The score revels in the majesty of the sea—the unpredictable, ever-changing surface varying from moment to moment under the capricious influences of wind and sun. The concluding storm sequence is awesome and magnificent, but with the controlled understatement that distinguishes this most discreet of composers. The lush orchestration smacks of earlier 19th-century Romanticism, but with subdued restraint and less deliberation than the weightier Germanic tone poems of that period. Yet, La Mer yields nothing in dramatic power.

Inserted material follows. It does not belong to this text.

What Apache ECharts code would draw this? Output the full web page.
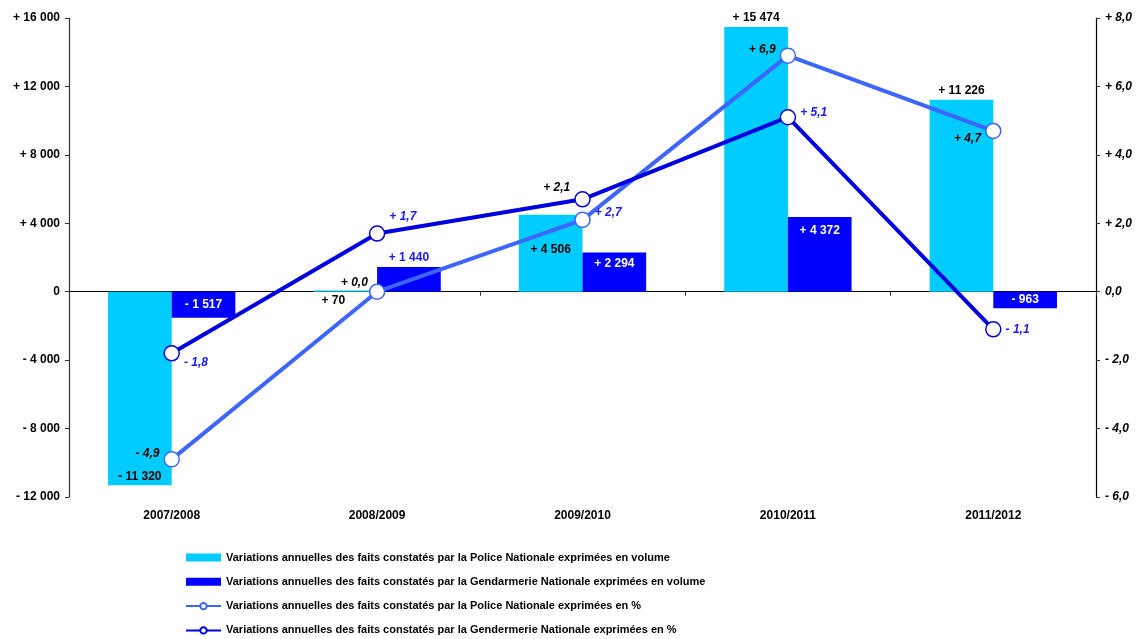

The unpredictable, sometimes-frightening changes of the sea provide the core of Debussy's inspiration. Like the sea itself, the music never settles into a specific pattern, constantly shifting into ever-changing images apparent for but a brief moment, then fading quickly out of reach, enhanced by an overreaching musical sensuality yielding a more defined pictorial imagery than Debussy's earlier work. A unique orchestral timbre enhances La Mer's originality, although one never escapes an awareness of a specific pictorial tableau. It is refreshingly unlike the amorphous ambiguity that defines impressionism for less imaginative listeners.

The Milwaukee Symphony Orchestra will perform Bruckner's Sixth Symphony on the same program, April 27-28 at the Marcus Center for the Performing Arts. Bruckner's carefully structured composition makes for an odd bedfellow with La Mer and will provide a study in contrast.